Lula, o operário e o parafuso da história
- Paulo Pereira de Araujo
- 2 de ago.
- 2 min de leitura

O operário que furou o script
Ninguém avisou ao Brasil que o metalúrgico de Garanhuns, filho da seca e da fome, se tornaria presidente. E mais de uma vez. Lula é a prova de que a história não é uma linha reta: é um parafuso. O que se apertou demais durante a ditadura, ele afrouxou com um sorriso e um discurso popular. Foi preso por desafiar os patrões e, anos depois, foi preso de novo, dessa vez por desafiar os donos do poder simbólico: os que acham que democracia é só pra quem fala francês e lê o Estadão.
Eu vi Lula discursar na Vila Euclides. Era como se o Brasil falasse com sua própria voz pela primeira vez, rouca, nordestina, cheia de R arrastado e esperança. Nunca foi um intelectual, graças a Deus. Já temos filósofos demais que pensam o povo como um objeto e não como sujeito. Lula foi o povo. Depois representou o povo. E agora é o povo transformado em memória viva, com todos os defeitos e todas as contradições.

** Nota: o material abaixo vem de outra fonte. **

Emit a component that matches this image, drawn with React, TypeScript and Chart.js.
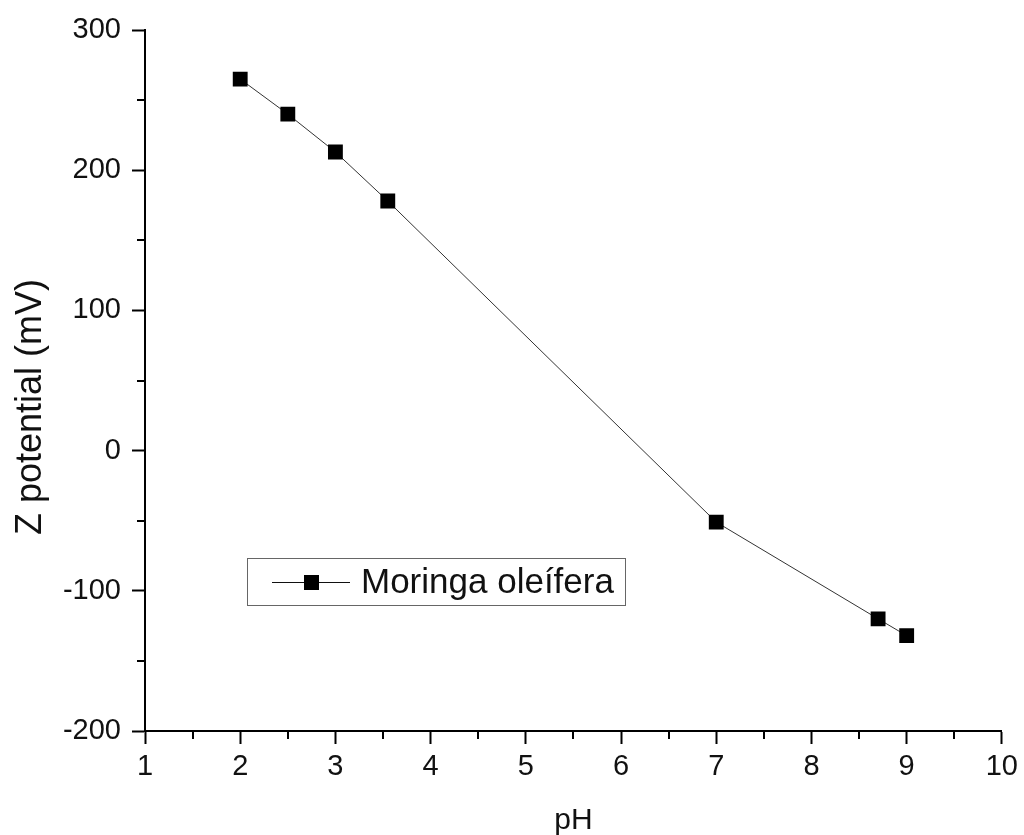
import React, { useEffect, useRef } from "react";
import { Chart, registerables } from "chart.js";

Chart.register(...registerables);

const phValues = [2, 2.5, 3, 3.55, 7, 8.7, 9];
const zetaValues = [265, 240, 213, 178, -51, -120, -132];
const seriesLabel = "Moringa oleífera";
const yTitle = "Z potential (mV)";
const xTitle = "pH";
const xMinorTicks = [1.5, 2.5, 3.5, 4.5, 5.5, 6.5, 7.5, 8.5, 9.5];
const yMinorTicks = [-150, -50, 50, 150, 250];

const FONT = "'Liberation Sans', Arial, sans-serif";

const minorTicksPlugin = {
  id: "minorTicks",
  afterDraw(chart: any) {
    const { ctx, scales, chartArea } = chart;
    ctx.save();
    ctx.strokeStyle = "#000";
    ctx.lineWidth = 2;
    ctx.beginPath();
    for (const v of xMinorTicks) {
      const x = Math.round(scales.x.getPixelForValue(v));
      ctx.moveTo(x, chartArea.bottom);
      ctx.lineTo(x, chartArea.bottom + 8);
    }
    for (const v of yMinorTicks) {
      const y = Math.round(scales.y.getPixelForValue(v));
      ctx.moveTo(chartArea.left, y);
      ctx.lineTo(chartArea.left - 8, y);
    }
    ctx.stroke();
    ctx.restore();
  },
};

const yTitlePlugin = {
  id: "yTitle",
  afterDraw(chart: any) {
    const { ctx } = chart;
    ctx.save();
    ctx.translate(31, 407);
    ctx.rotate(-Math.PI / 2);
    ctx.font = `36px ${FONT}`;
    ctx.fillStyle = "#111";
    ctx.textAlign = "center";
    ctx.textBaseline = "middle";
    ctx.fillText(yTitle, 0, 0);
    ctx.restore();
  },
};

const customLegendPlugin = {
  id: "customLegend",
  afterDraw(chart: any) {
    const { ctx } = chart;
    const label = chart.data.datasets[0].label;
    ctx.save();
    ctx.strokeStyle = "#666";
    ctx.lineWidth = 1;
    ctx.strokeRect(247.5, 558.5, 378, 47);
    const cy = 582;
    ctx.strokeStyle = "#111";
    ctx.beginPath();
    ctx.moveTo(272, cy + 0.5);
    ctx.lineTo(350, cy + 0.5);
    ctx.stroke();
    ctx.fillStyle = "#000";
    ctx.fillRect(304, cy - 7, 15, 15);
    ctx.font = `35px ${FONT}`;
    ctx.fillStyle = "#111";
    ctx.textBaseline = "middle";
    ctx.textAlign = "left";
    ctx.fillText(label, 361, cy + 1);
    ctx.restore();
  },
};

export default function App() {
  const canvasRef = useRef<HTMLCanvasElement | null>(null);

  useEffect(() => {
    document.body.style.margin = "0";
    const canvas = canvasRef.current;
    if (!canvas) return;
    const chart = new Chart(canvas, {
      type: "line",
      data: {
        datasets: [
          {
            label: seriesLabel,
            data: phValues.map((x, i) => ({ x, y: zetaValues[i] })),
            borderColor: "#333",
            borderWidth: 1,
            pointStyle: "rect",
            pointRadius: 10.5,
            pointBackgroundColor: "#000",
            pointBorderColor: "#000",
            pointBorderWidth: 0,
            tension: 0,
            fill: false,
          },
        ],
      },
      options: {
        animation: false,
        responsive: true,
        maintainAspectRatio: false,
        layout: { padding: { top: 30, right: 21, left: 0, bottom: 0 } },
        plugins: {
          legend: { display: false },
          tooltip: { enabled: false },
        },
        scales: {
          x: {
            type: "linear",
            min: 1,
            max: 10,
            afterFit(scale: any) {
              scale.height = 104;
            },
            border: { display: true, color: "#000", width: 2 },
            grid: {
              drawOnChartArea: false,
              drawTicks: true,
              tickLength: 13,
              tickWidth: 2,
              tickColor: "#000",
            },
            ticks: {
              stepSize: 1,
              color: "#111",
              padding: 6,
              font: { family: FONT, size: 29 },
              maxRotation: 0,
              autoSkip: false,
            },
            title: {
              display: true,
              text: xTitle,
              color: "#111",
              font: { family: FONT, size: 30, lineHeight: 0.95 },
              padding: { top: 0, bottom: 0 },
            },
          },
          y: {
            type: "linear",
            min: -200,
            max: 300,
            afterFit(scale: any) {
              scale.width = 145;
            },
            border: { display: true, color: "#000", width: 2 },
            grid: {
              drawOnChartArea: false,
              drawTicks: true,
              tickLength: 13,
              tickWidth: 2,
              tickColor: "#000",
            },
            ticks: {
              stepSize: 100,
              color: "#111",
              padding: 11,
              font: { family: FONT, size: 29 },
              autoSkip: false,
            },
          },
        },
      },
      plugins: [minorTicksPlugin, yTitlePlugin, customLegendPlugin],
    });
    return () => chart.destroy();
  }, []);

  return (
    <div style={{ position: "relative", width: 1024, height: 835 }}>
      <canvas ref={canvasRef} />
    </div>
  );
}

Sim, Lula cometeu erros. Mas quem governa com medo de errar, não governa: administra. E Lula, pro bem e pro mal, governou com coragem. Tirou gente da miséria com programas sociais, bancou universidade pra quem só conhecia a escola como ausência, e irritou os colunistas de blazer com sua informalidade. Fez alianças questionáveis? Sim. Mas você já tentou governar o Brasil? É mais fácil organizar um casamento entre escorpiões.
Voltando ao presente: ele tá aí de novo, terceira presidência. Mais velho, mais lento, mais institucional. O país tá mais cínico, mais ferido, e Lula tenta costurar o que restou com as mãos calejadas de quem já apertou muito parafuso. O problema é que o Brasil agora é um carro sem motor, empurrado por haters no WhatsApp.

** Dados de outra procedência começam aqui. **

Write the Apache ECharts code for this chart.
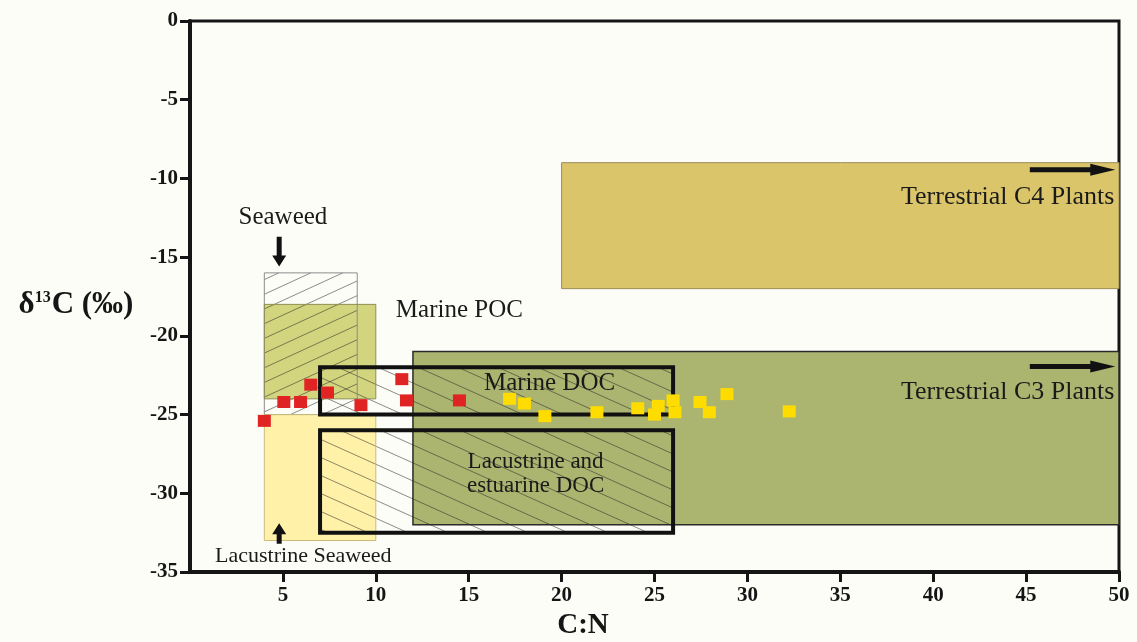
<!DOCTYPE html>
<html><head><meta charset="utf-8">
<script src="https://cdn.jsdelivr.net/npm/echarts@6/dist/echarts.min.js"></script>
<style>html,body{margin:0;padding:0;background:#fdfdf7}#c{width:1137px;height:642px}</style>
</head><body><div id="c"></div>
<script>
// ---------------- DATA ----------------
const redCN   = [4.0, 5.05, 5.95, 6.5, 7.4, 9.2, 11.4, 11.65, 14.5];
const redD13C = [-25.4, -24.2, -24.2, -23.1, -23.6, -24.4, -22.75, -24.1, -24.1];
const yellowCN   = [17.2, 18.0, 19.1, 21.9, 24.1, 25.2, 25.0, 26.0, 26.1, 27.45, 27.95, 28.9, 32.25];
const yellowD13C = [-24.0, -24.3, -25.1, -24.85, -24.6, -24.45, -25.0, -24.1, -24.85, -24.2, -24.85, -23.7, -24.8];

const regionNames  = ['Terrestrial C4 Plants', 'Terrestrial C3 Plants', 'Seaweed', 'Marine POC', 'Lacustrine Seaweed', 'Marine DOC', 'Lacustrine and estuarine DOC'];
const regionCNMin  = [20, 12, 4, 4, 4, 7, 7];
const regionCNMax  = [50, 50, 9, 10, 10, 26, 26];
const regionD13CTop    = [-9, -21, -16, -18, -25, -22, -26];
const regionD13CBottom = [-17, -32, -25, -24, -33, -25, -32.5];

const labelTexts = ['Terrestrial C4 Plants', 'Terrestrial C3 Plants', 'Seaweed', 'Marine POC', 'Lacustrine Seaweed', 'Marine DOC', 'Lacustrine and\nestuarine DOC'];
const labelCN    = [49.75, 49.75, 5.0, 14.5, 6.1, 19.35, 18.6];
const labelD13C  = [-11.2, -23.55, -12.5, -18.4, -34.0, -23.0, -28.8];

const arrowCNFrom   = [45.2, 45.2, 4.8, 4.8];
const arrowD13CFrom = [-9.45, -21.95, -13.7, -33.2];
const arrowCNTo     = [49.8, 49.8, 4.8, 4.8];
const arrowD13CTo   = [-9.45, -21.95, -15.6, -31.9];

const xTickInterval = 5, yTickInterval = 5;

// ---------------- STYLES ----------------
const regionStyle = [
  {fill: '#dac56b', stroke: '#9c8c58', lw: 1},
  {fill: '#acb570', stroke: '#2a2a2a', lw: 1.5},
  {fill: null, stroke: '#8c8c8c', lw: 1, hatch: {slope: -0.46, gap: 14.7}},
  {fill: '#d3d57e', stroke: '#8e8e55', lw: 1},
  {fill: '#fff2a8', stroke: '#cbbb7a', lw: 1},
  {fill: null, stroke: '#111', lw: 4, hatch: {slope: 0.45, gap: 18}},
  {fill: null, stroke: '#111', lw: 4, hatch: {slope: 0.45, gap: 18}}
];
const labelStyle = [
  {size: 26, align: 'right'}, {size: 26, align: 'right'}, {size: 25, align: 'center'},
  {size: 25, align: 'center'}, {size: 22, align: 'center'}, {size: 25, align: 'center'},
  {size: 23, align: 'center'}
];
const arrowStyle = [
  {shaft: 5, headL: 25, headW: 12}, {shaft: 5, headL: 25, headW: 12},
  {shaft: 5, headL: 11, headW: 14}, {shaft: 5, headL: 11, headW: 14}
];

const serif = "'Liberation Serif', 'Times New Roman', serif";
const regionData = regionNames.map((n, i) => [regionCNMin[i], regionCNMax[i], regionD13CTop[i], regionD13CBottom[i], i]);

function rectPx(api) {
  const p0 = api.coord([api.value(0), api.value(2)]);
  const p1 = api.coord([api.value(1), api.value(3)]);
  return {x: Math.min(p0[0], p1[0]), y: Math.min(p0[1], p1[1]),
          width: Math.abs(p1[0] - p0[0]), height: Math.abs(p1[1] - p0[1])};
}

function hatchLines(r, slope, gap) {
  const out = [];
  const w = r.width, h = r.height, s = slope;
  const span = Math.abs(s) * w + h;
  for (let c = -span; c <= span; c += gap) {
    let tMin = 0, tMax = w;
    const a = (0 - c) / s, b = (h - c) / s;
    tMin = Math.max(tMin, Math.min(a, b));
    tMax = Math.min(tMax, Math.max(a, b));
    if (tMax - tMin > 0.5) {
      out.push({type: 'line', shape: {x1: r.x + tMin, y1: r.y + c + s * tMin, x2: r.x + tMax, y2: r.y + c + s * tMax},
        style: {stroke: 'rgba(35,35,35,0.75)', lineWidth: 0.7}});
    }
  }
  return out;
}

function arrowPoly(p0, p1, st) {
  const dx = p1[0] - p0[0], dy = p1[1] - p0[1], L = Math.hypot(dx, dy);
  const ux = dx / L, uy = dy / L, nx = -uy, ny = ux;
  const bx = p1[0] - ux * st.headL, by = p1[1] - uy * st.headL;
  const sw = st.shaft / 2, hw = st.headW / 2;
  return [[p0[0] + nx * sw, p0[1] + ny * sw], [bx + nx * sw, by + ny * sw], [bx + nx * hw, by + ny * hw],
          [p1[0], p1[1]], [bx - nx * hw, by - ny * hw], [bx - nx * sw, by - ny * sw], [p0[0] - nx * sw, p0[1] - ny * sw]];
}

const axisLabelStyle = {fontFamily: serif, fontWeight: 'bold', fontSize: 21, color: '#151515'};

const option = {
  backgroundColor: '#fdfdf7',
  animation: false,
  grid: {left: 190, right: 18, top: 21, bottom: 70, containLabel: false, show: true,
         borderColor: '#151515', borderWidth: 3, backgroundColor: 'transparent'},
  xAxis: {
    type: 'value', min: 0, max: 50, interval: xTickInterval,
    axisLine: {onZero: false, lineStyle: {color: '#151515', width: 4}},
    axisTick: {length: 10, lineStyle: {color: '#151515', width: 3}},
    axisLabel: Object.assign({margin: 13, showMinLabel: false}, axisLabelStyle),
    splitLine: {show: false}
  },
  yAxis: {
    type: 'value', min: -35, max: 0, interval: yTickInterval,
    axisLine: {onZero: false, lineStyle: {color: '#151515', width: 4}},
    axisTick: {length: 10, lineStyle: {color: '#151515', width: 3}},
    axisLabel: Object.assign({margin: 12}, axisLabelStyle),
    splitLine: {show: false}
  },
  graphic: [
    {type: 'text', x: 76, y: 305, style: {
      text: '{a|δ}{s|13}{a|C (‰)}', textAlign: 'center', textVerticalAlign: 'middle',
      rich: {a: {fontFamily: serif, fontWeight: 'bold', fontSize: 31, fill: '#151515'},
             s: {fontFamily: serif, fontWeight: 'bold', fontSize: 16, fill: '#151515', verticalAlign: 'top', padding: [0, 1, 14, 0]}}}},
    {type: 'text', x: 583, y: 626, style: {text: 'C:N', fontFamily: serif, fontWeight: 'bold', fontSize: 29,
      fill: '#151515', textAlign: 'center', textVerticalAlign: 'middle'}}
  ],
  series: [
    {
      type: 'custom', name: 'fills', data: regionData, encode: {x: [0, 1], y: [2, 3]}, z: 1, silent: true,
      renderItem: (params, api) => {
        const st = regionStyle[api.value(4)];
        if (!st.fill) return null;
        return {type: 'rect', shape: rectPx(api), style: {fill: st.fill}};
      }
    },
    {
      type: 'custom', name: 'hatch', data: regionData, encode: {x: [0, 1], y: [2, 3]}, z: 2, silent: true,
      renderItem: (params, api) => {
        const st = regionStyle[api.value(4)];
        if (!st.hatch) return null;
        return {type: 'group', children: hatchLines(rectPx(api), st.hatch.slope, st.hatch.gap)};
      }
    },
    {
      type: 'custom', name: 'borders', data: regionData, encode: {x: [0, 1], y: [2, 3]}, z: 3, silent: true,
      renderItem: (params, api) => {
        const st = regionStyle[api.value(4)];
        return {type: 'rect', shape: rectPx(api), style: {fill: 'none', stroke: st.stroke, lineWidth: st.lw}};
      }
    },
    {
      type: 'scatter', name: 'red', symbol: 'rect', symbolSize: [13, 12], z: 5,
      itemStyle: {color: '#e02424', opacity: 1},
      data: redCN.map((x, i) => [x, redD13C[i]])
    },
    {
      type: 'scatter', name: 'yellow', symbol: 'rect', symbolSize: [13, 12], z: 5,
      itemStyle: {color: '#ffdc00', opacity: 1},
      data: yellowCN.map((x, i) => [x, yellowD13C[i]])
    },
    {
      type: 'custom', name: 'arrows', z: 6, silent: true,
      data: arrowCNFrom.map((x, i) => [x, arrowD13CFrom[i], arrowCNTo[i], arrowD13CTo[i], i]),
      encode: {x: [0, 2], y: [1, 3]},
      renderItem: (params, api) => {
        const p0 = api.coord([api.value(0), api.value(1)]);
        const p1 = api.coord([api.value(2), api.value(3)]);
        return {type: 'polygon', shape: {points: arrowPoly(p0, p1, arrowStyle[api.value(4)])}, style: {fill: '#111'}};
      }
    },
    {
      type: 'custom', name: 'labels', z: 7, silent: true,
      data: labelCN.map((x, i) => [x, labelD13C[i], i]),
      encode: {x: 0, y: 1},
      renderItem: (params, api) => {
        const i = api.value(2);
        const p = api.coord([api.value(0), api.value(1)]);
        const ls = labelStyle[i];
        return {type: 'text', x: p[0], y: p[1], style: {
          text: labelTexts[i], fontFamily: serif, fontSize: ls.size, fill: '#1a1a1a',
          textAlign: ls.align, textVerticalAlign: 'middle', lineHeight: ls.size + 1}};
      }
    }
  ]
};

const chart = echarts.init(document.getElementById('c'), null, {renderer: 'canvas'});
chart.setOption(option);
</script>
</body></html>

Mas sigo dizendo: quem duvida de Lula não conhece a força do improvável. Ele é o personagem que fura o roteiro, a pedra no sapato da elite, o operário que subiu a rampa do Planalto e deixou a ferrugem da história pra trás. Se ele falhar? É possível. Mas ao menos tentou. E isso, neste país de desistentes, já é revolução.